Two Boston public school teachers arrested in December during a wave of protests against the killings of unarmed black men around the country have been found “not responsible’’ of civil infractions by a Boston Municipal Court judge, officials said.
Addis Summerhill and her husband Edward Summerhill, both of Dorchester, were arrested by police on Dec. 4 as they and other protestors marched through the South Station neighborhood in downtown Boston near a highway entry ramp.
“It was important for us to stand up for what we knew was right,” Addis Summerhill said in a statement issued by the American Civil Liberties Union of Massachusetts.
At their arraignment in the BMC, the Summerhills accepted an offer from Suffolk District Attorney Daniel F. Conley’s office to have the criminal charges they faced converted into civil infractions of disturbing the peace and trespassing, according to ACLU attorney Carlton E. Williams, who represented the couple.
At the same time, the Summerhills insisted that they did not do anything wrong during the protest and demanded a trial on the civil infractions of disturbing the peace and trespassing, said Williams.
“It was strictly on moral grounds,’’ Williams said.
The couple appeared before BMC Judge David J. Breen on Tuesday.

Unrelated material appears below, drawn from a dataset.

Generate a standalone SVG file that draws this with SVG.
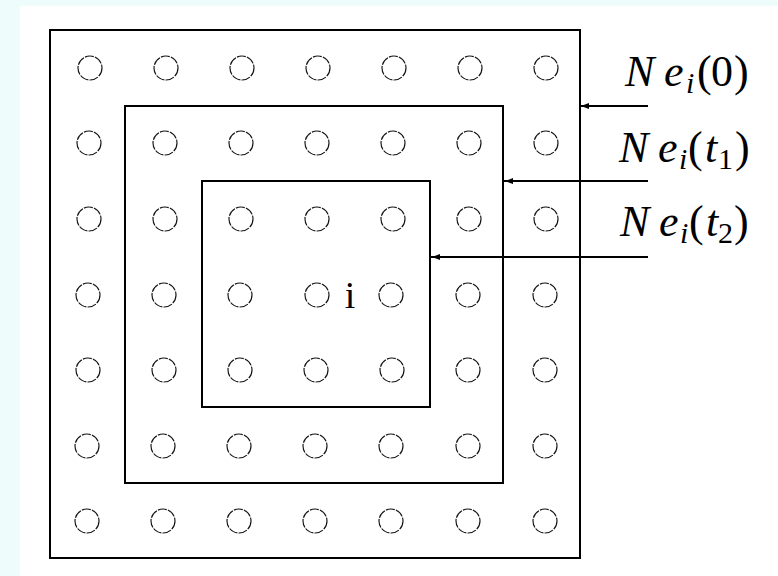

Williams said he read the police report and summarized his client’s position to Breen and after brief delays, the judge ruled that the Summerhills were “not responsible’’ for the civil infractions, he said.
Williams said that in a criminal case, a judge or jury find a person guilty or not guilty; the parallel language in a civil case is “not responsible,’’ he said.
Jake Wark, spokesman for Conley, said prosecutors had agreed last month to eliminate the criminal charges. “We believe it was a fair offer,’’ Wark said.
An earlier version of this story incorrectly described the disposition of the civil charges against two Boston public school teachers arrested in December during a protest against police use of deadly force against black men.